On ne sait pas, en revanche, si la recherche doit être limitée à la même catégorie, au même collège, ou si elle doit au contraire être opérée sur l’ensemble des listes présentées par l’organisation en question.
A cette question, le juge de première instance avait répondu qu’il n’était pas possible de remplacer un titulaire du premier collège par une personne présentée par la même organisation dans le second, a fortiori si elle n’a pas été élue.
La Cour de cassation, énonçant que, en l’absence de suppléant élu présenté par la même organisation syndicale, le remplacement est assuré «par un candidat non élu répondant à cette condition de présence syndicale», casse le jugement de première instance ayant écarté la désignation de candidats non élus dans le deuxième collège aux fins de remplacer le titulaire défaillant dans le premier.
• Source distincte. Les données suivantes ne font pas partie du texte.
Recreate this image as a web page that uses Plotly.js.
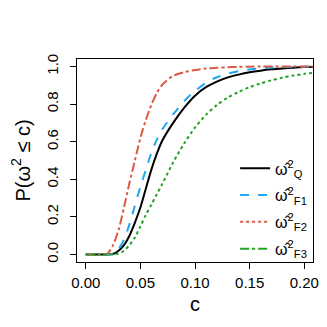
<!DOCTYPE html>
<html>
<head>
<meta charset="utf-8">
<script src="https://cdn.plot.ly/plotly-3.0.1.min.js"></script>
<style>html,body{margin:0;padding:0;background:#fff;}#chart{width:327px;height:327px;}</style>
</head>
<body>
<div id="chart"></div>
<script>
// Grid of c values
const cVals = [0, 0.01, 0.015, 0.02, 0.025, 0.03, 0.035, 0.04, 0.045, 0.05, 0.055, 0.06, 0.065, 0.07,
  0.08, 0.09, 0.10, 0.11, 0.12, 0.13, 0.14, 0.15, 0.16, 0.17, 0.18, 0.19, 0.20, 0.21];
// P(omega^2 <= c) for each statistic
const omegaQ  = [0, 0, 0, 0, 0.003, 0.02, 0.05, 0.10, 0.17, 0.25, 0.35, 0.45, 0.535, 0.605,
  0.70, 0.78, 0.845, 0.89, 0.92, 0.942, 0.957, 0.969, 0.978, 0.985, 0.99, 0.994, 0.997, 0.998];
const omegaF1 = [0, 0, 0, 0, 0.005, 0.03, 0.08, 0.16, 0.26, 0.36, 0.45, 0.54, 0.61, 0.665,
  0.745, 0.815, 0.87, 0.913, 0.943, 0.962, 0.975, 0.984, 0.991, 0.995, 0.997, 0.998, 0.999, 1.0];
const omegaF2 = [0, 0, 0, 0.005, 0.05, 0.13, 0.25, 0.38, 0.50, 0.62, 0.715, 0.795, 0.858, 0.903,
  0.95, 0.97, 0.981, 0.989, 0.993, 0.996, 0.998, 0.999, 1, 1, 1, 1, 1, 1];
const omegaF3 = [0, 0, 0, 0, 0, 0.005, 0.02, 0.05, 0.09, 0.15, 0.21, 0.265, 0.32, 0.375,
  0.49, 0.59, 0.675, 0.743, 0.795, 0.835, 0.865, 0.89, 0.91, 0.927, 0.941, 0.952, 0.961, 0.968];

const seriesNames = ["ω\u0302<sup>2</sup><sub>Q</sub>", "ω\u0302<sup>2</sup><sub>F1</sub>",
  "ω\u0302<sup>2</sup><sub>F2</sub>", "ω\u0302<sup>2</sup><sub>F3</sub>"];
const xTickVals = [0, 0.05, 0.10, 0.15, 0.20];
const yTickVals = [0, 0.2, 0.4, 0.6, 0.8, 1.0];

const colors = ["#000000", "#1FA8F2", "#DC5A44", "#22A022"];
const plotDash = ["solid", "dash", "dashdot", "dot"];
const legendDash = ["solid", "dash", "dot", "dashdot"];
const ys = [omegaQ, omegaF1, omegaF2, omegaF3];

const traces = [];
ys.forEach((y, i) => {
  traces.push({x: cVals, y: y, type: "scatter", mode: "lines", showlegend: false,
    line: {color: colors[i], width: 2, dash: plotDash[i], shape: "spline", smoothing: 0.8},
    hoverinfo: "skip"});
});
ys.forEach((y, i) => {
  traces.push({x: [null], y: [null], type: "scatter", mode: "lines", name: seriesNames[i],
    legendgroup: "g" + i,
    line: {color: colors[i], width: 2, dash: legendDash[i]}});
});

const font = {family: "Liberation Sans, Arial, sans-serif", color: "#000"};
const layout = {
  width: 327, height: 327,
  margin: {l: 77, r: 14, t: 59, b: 65, pad: 0},
  paper_bgcolor: "#fff", plot_bgcolor: "#fff",
  font: Object.assign({size: 15}, font),
  showlegend: true,
  legend: {x: 0.67, xanchor: "left", y: 0.545, yanchor: "top", bgcolor: "rgba(0,0,0,0)",
    borderwidth: 0, font: Object.assign({size: 16}, font), itemwidth: 30,
    traceorder: "grouped", tracegroupgap: 3},
  xaxis: {range: [-0.008, 0.208], tickvals: xTickVals, tickformat: ".2f",
    ticks: "outside", ticklen: 6, tickcolor: "#000", tickwidth: 1, ticklabelstandoff: 1,
    showline: true, linecolor: "#000", linewidth: 1, mirror: true,
    showgrid: false, zeroline: false, tickfont: Object.assign({size: 15}, font),
    title: {text: "c", font: Object.assign({size: 20}, font), standoff: 6}},
  yaxis: {range: [-0.04, 1.04], tickvals: yTickVals, tickformat: ".1f", tickangle: -90,
    ticks: "outside", ticklen: 6, tickcolor: "#000", tickwidth: 1, ticklabelstandoff: 6,
    showline: true, linecolor: "#000", linewidth: 1, mirror: true,
    showgrid: false, zeroline: false, tickfont: Object.assign({size: 15}, font),
    title: {text: "P(ω<sup>2</sup> ≤ c)", font: Object.assign({size: 20}, font), standoff: 8}}
};

Plotly.newPlot("chart", traces, layout, {displayModeBar: false, staticPlot: true});
</script>
</body>
</html>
Elle admet ainsi que des candidats non élus et appartenant à un autre collège que le titulaire à remplacer puissent le suppléer.
Ainsi, la Cour de cassation fait produire un effet maximal au critère de l’appartenance syndicale, les critères de l’élection et de la catégorie ayant un rôle secondaire et de départage.
Par cette solution, et à tout le moins lorsque les élus ont été présentés sur des listes syndicales, les chances de trouver un remplaçant sont maximisées et, ce faisant, le risque d’avoir à organiser des élections partielles en cours de mandat est diminué d’autant.
La loi étant muette sur les règles de remplacement d’élus sans étiquette, il est sans doute possible de raisonner par analogie (en remplaçant le titulaire absent par un suppléant de la même catégorie ou, à défaut, du même collège ou, à défaut, d’un autre collège en retenant, dans chaque cas, celui qui a obtenu le plus grand nombre de voix) … mais des précisions supplémentaires seraient là encore les bienvenues.